At the end of 2019, state and local governments leased 22.6 million square feet (sf) of privately owned, corporate-grade office space in the US, according to data by JLL US Office Research, cited by Bisnow. But thanks to the shift to the hybrid model, combining office and working-from-home, governments are reducing their office footprint. And by the end of 2021, the total amount of privately owned office space that state and local governments leased dropped by nearly 10%.

And this is just the beginning. JLL estimates that over time state and local governments could shrink their office footprints 25% or 30%.

The space that becomes available in government-owned buildings due to the hybrid work model could then be filled by transferring departments that are in leased buildings to the owned buildings. In addition, space in leased buildings can be consolidated. Buildings whose leases expire can then be left to the landlord to worry about.

Many government jobs cannot be performed at home, but others can. And many employees find flexible work arrangements attractive, which makes it easier for governments to recruit and retain workers, in a historically tight labor market where many businesses are already offering flexible work arrangements in order to be competitive.

The government of California already shed 767,000 sf of office space, for an annual savings of $22 million, and over the next three years will try to dump 20% of its leased office space, for $85 million in savings, California Department of General Services Deputy Director Monica Hassan told Bisnow.

In San Francisco, 26% of the total office space was on the market for lease at the end of Q4, a catastrophically high rate, and up from the single digits in 2018, and only slightly less catastrophic than Houston (31%) and Dallas Fort Worth (28%), according to Savills.

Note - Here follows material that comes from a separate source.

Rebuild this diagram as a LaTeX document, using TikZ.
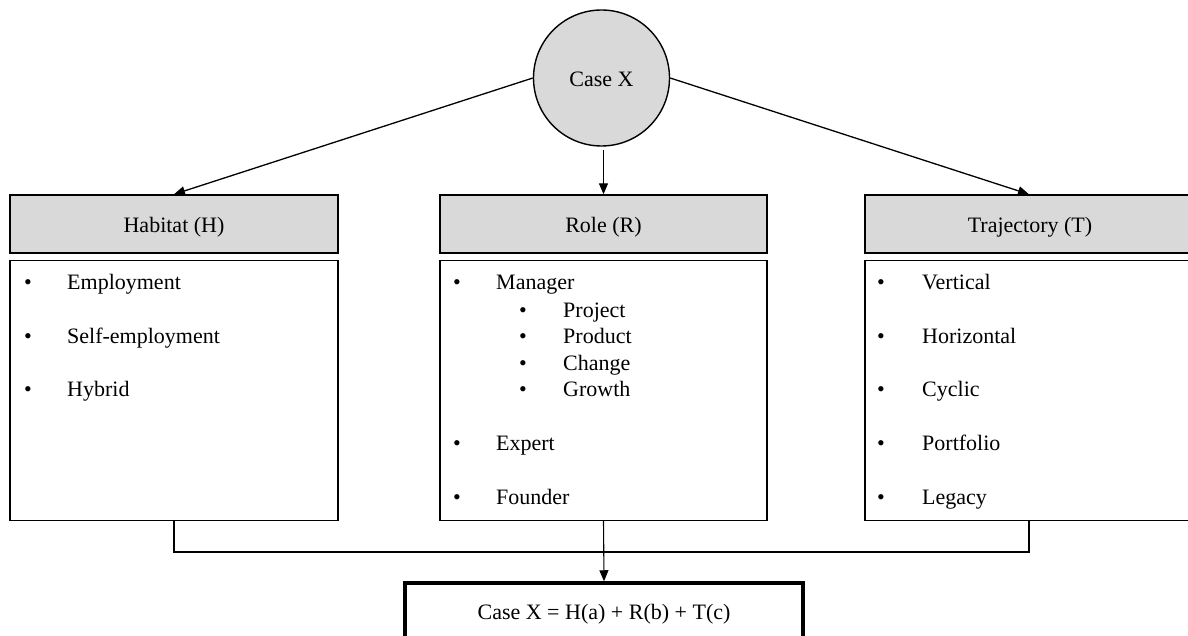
\documentclass[tikz,border=0pt]{standalone}
\usepackage{fontspec}
\setmainfont{Liberation Serif}
\usetikzlibrary{arrows.meta}
\definecolor{boxgray}{HTML}{D9D9D9}
\begin{document}
\begin{tikzpicture}[x=1pt,y=-1pt,
  every node/.style={font=\fontsize{22}{26}\selectfont, inner sep=0pt},
  header/.style={draw, line width=1.4pt, fill=boxgray, minimum height=58pt},
  content/.style={draw, line width=1.3pt, fill=white, minimum height=260pt},
  arr/.style={line width=1.3pt, -{Triangle[length=11pt,width=9pt]}},
  lin/.style={line width=1.3pt},
  txt/.style={anchor=base west},
  bul/.style={anchor=base west}
]
\useasboundingbox (0,0) rectangle (1188,636);
\begin{scope}
\clip (0,0) rectangle (1188,636);
% circle
\node[circle, draw, line width=1.4pt, fill=boxgray, minimum size=136pt] (cx) at (601.5,78) {};
\node[anchor=base] (cxt) at (601.5,87) {Case X};
% headers
\node[header, minimum width=328pt] (hH) at (174,224) {};
\node[header, minimum width=327pt] (rH) at (603.5,224) {};
\node[header, minimum width=328pt] (tH) at (1029,224) {};
\node[anchor=base] (hHt) at (174,233) {Habitat (H)};
\node[anchor=base] (rHt) at (603.5,233) {Role (R)};
\node[anchor=base] (tHt) at (1030,233) {Trajectory (T)};
% content boxes
\node[content, minimum width=328pt] (hB) at (174,390.5) {};
\node[content, minimum width=327pt] (rB) at (603.5,390.5) {};
\node[content, minimum width=328pt] (tB) at (1029,390.5) {};
% Habitat items
\node[bul] (hb1) at (24,290) {•};
\node[txt] (ht1) at (67,290) {Employment};
\node[bul] (hb2) at (24,343) {•};
\node[txt] (ht2) at (67,343) {Self-employment};
\node[bul] (hb3) at (24,396) {•};
\node[txt] (ht3) at (67,396) {Hybrid};
% Role items
\node[bul] (rb1) at (453,290) {•};
\node[txt] (rt1) at (496,290) {Manager};
\node[bul] (rs1) at (519,317) {•};
\node[txt] (rst1) at (563,317) {Project};
\node[bul] (rs2) at (519,343) {•};
\node[txt] (rst2) at (563,343) {Product};
\node[bul] (rs3) at (519,370) {•};
\node[txt] (rst3) at (563,370) {Change};
\node[bul] (rs4) at (519,396) {•};
\node[txt] (rst4) at (563,396) {Growth};
\node[bul] (rb2) at (453,450) {•};
\node[txt] (rt2) at (496,450) {Expert};
\node[bul] (rb3) at (453,504) {•};
\node[txt] (rt3) at (496,504) {Founder};
% Trajectory items
\node[bul] (tb1) at (877,290) {•};
\node[txt] (tt1) at (922,290) {Vertical};
\node[bul] (tb2) at (877,343) {•};
\node[txt] (tt2) at (922,343) {Horizontal};
\node[bul] (tb3) at (877,396) {•};
\node[txt] (tt3) at (922,396) {Cyclic};
\node[bul] (tb4) at (877,450) {•};
\node[txt] (tt4) at (922,450) {Portfolio};
\node[bul] (tb5) at (877,504) {•};
\node[txt] (tt5) at (922,504) {Legacy};
% result box
\node[draw, line width=3.5pt, fill=white, minimum width=398pt, minimum height=62pt] (res) at (604,614) {};
\node[anchor=base] (rest) at (604,619) {Case X = H(a) + R(b) + T(c)};
% connectors
\draw[arr] (cx.west) -- (hH.north);
\draw[arr] (rH.north |- cx.south) ++(0,3) -- (rH.north);
\draw[arr] (cx.east) -- (tH.north);
\coordinate (bus) at (0,552);
\draw[lin] (hB.south) -- (hB.south |- bus) -- (tB.south |- bus) -- (tB.south);
\draw[arr, line width=1.1pt] (rB.south) -- (res.north);
\end{scope}
\end{tikzpicture}
\end{document}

Last year, Fort Worth, Texas, purchased the 425,000-sf office tower that had been the headquarters of Pier 1 imports which filed for bankruptcy in 2020 and was liquidated. The City paid $69.5 million for the building and figured that it would have to spend $30 million on renovations to turn it into its new City Hall.

The tower will then consolidate 16 departments that are spread over nine city-owned buildings. “We’re going to empty them and sell them for the most part,” Fort Worth Director of Property Management Steve Cooke told Bisnow. “To sit here and say that it’s going to save us 30 million bucks, I can’t do that sitting here right now,” Cooke said. “But it certainly helps.”

This will put even more vacant office space on the market, in an office market that is already struggling. In the Dallas-Fort Worth office market, 28% of the total office space is already on the market for lease, worse even than in San Francisco (26%), and only slightly less bad than Houston (31%).

The Georgia State Properties Commission works state agencies that occupy 12 million sf of office space, half or which is in privately owned buildings leased from landlords. Lee Nelson, GSPC’s leasing manager and assistant director of space management, told Bisnow: “It seems like just about all of [the agencies] are in some stage of figuring out the proper way for us to be organizing our in-office experience going forward.”

Many agencies have budgetary motivations to reduce leased space, he said. The Georgia Department of Education has decided to reduce its office footprint at its 150,000 sf state-owned headquarters in Downtown Atlanta by more than half, with part of the staff working from home or in remote counties. “We’ll find a state entity to backfill it,” Nelson said. Vacant space would ripple through the sector.

In Nebraska, 18 of 80 state agencies, with 13,000 employees, still use working from home or hybrid work arrangements. “We surprised ourselves with our own capability to leverage this [situation],” Nebraska Department of Administrative Services Director Jason Jackson, told Bisnow.

“The savings are real,” he said. “I think future administrations are going to be hard-pressed to say, ‘We should be spending more on office space.’”

In terms of office workers returning to the office: The numbers are still dismal. Currently, the number of workers who enter office buildings is still down by 60% from February 2020, ranging from -70% in the epicenter of working-from-home, San Francisco, to -42% in Austin, based on data from Kastle, which provides entry systems for commercial buildings.

The average office attendance in the top 10 cities is still down by about 60% from February 2020, meaning that attendance is running at 40% of where it used to be. Clearly, more workers will be returning to the office, but many of them will be returning on a flexible basis.

A year ago, a JLL survey found that 87% of state governments were rethinking their real estate strategies, and 40% said this would likely result in a reduction in office space, while the other governments were unsure what impact this rethink would have on their footprint, according to JLL’s Hunt during a November webinar, cited by Bisnow.

Older vacant office towers can be bought for cents on the dollar in the foreclosure sales that are now cropping up. For example, in Houston’s Energy Corridor, a 420,000 square-foot Class A office tower that was completed in 1983 and renovated in 2005, and was “valued” at $121 million in 2014, was sold in a foreclosure sale for $20.6 million.

It is my opinion that many of these office buildings will be repurposed into residential buildings with some retail to support the new community.  Even with the supply of office buildings likely to decrease it seems that demand will also continue to decrease bringing down asking rents perhaps making rents affordable again to the next generation of businesses.